BUCHAREST, April 17 (Reuters) - Romania must speed up efforts to set up an energy conglomerate or abandon the plans alltogether in order to ensure its energy firms remain viable, privatisation agency chief Teodor Atanasiu said on Thursday.
Under existing government plans, the power holding would incorporate Romania's three remaining electricity distributors along hydro power producer Hidroelectrica and two of the country's three lignite-fired energy firms.
Analysts say Romania has a sound mix of hydro, nuclear and coal fuelled energy but producers across the spectrum badly need costly technological upgrades to meet stringent environmental standards in the European Union and boost production.
"Looking at the lignite power firms alone, they have two major projects ... to become compatible with environmental legislation and to increase output.
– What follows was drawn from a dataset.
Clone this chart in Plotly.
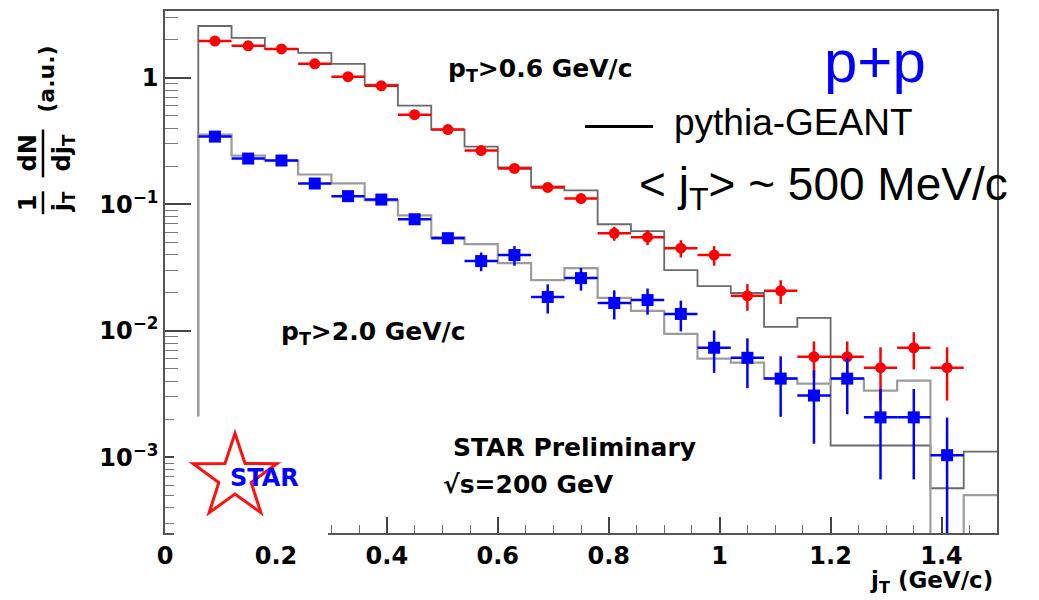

These are projects worth several billion euros and they need to be supported," Atanasiu told Reuters in an interview.
"We cannot maintain uncertainty over whether this company will be set up or not for a long time. The decision will have to be made by summer."
Major energy privatisations have been put on hold pending a decision concerning the holding's structure, made difficult by disagreements within Bucharest's centrist coalition government and among opposition parties over energy privatisation.
Foreign power players, such as CEZ, have criticised the government over indecision.
"I think the company will be established. I don't think any respectable political party will pass on the chance of setting up such a firm," Atanasiu said.
The holding will be entirely state-owned at first, with a market share by production of 40 percent. It will be able to list a stake on the bourse at least one year after it is set up, Atanasiu said.
He said it was too early to say whether Romania will retain a majority stake in the holding in the end.
Romania wants to become a major energy player in southeastern Europe in coming years, providing energy exports and transit routes.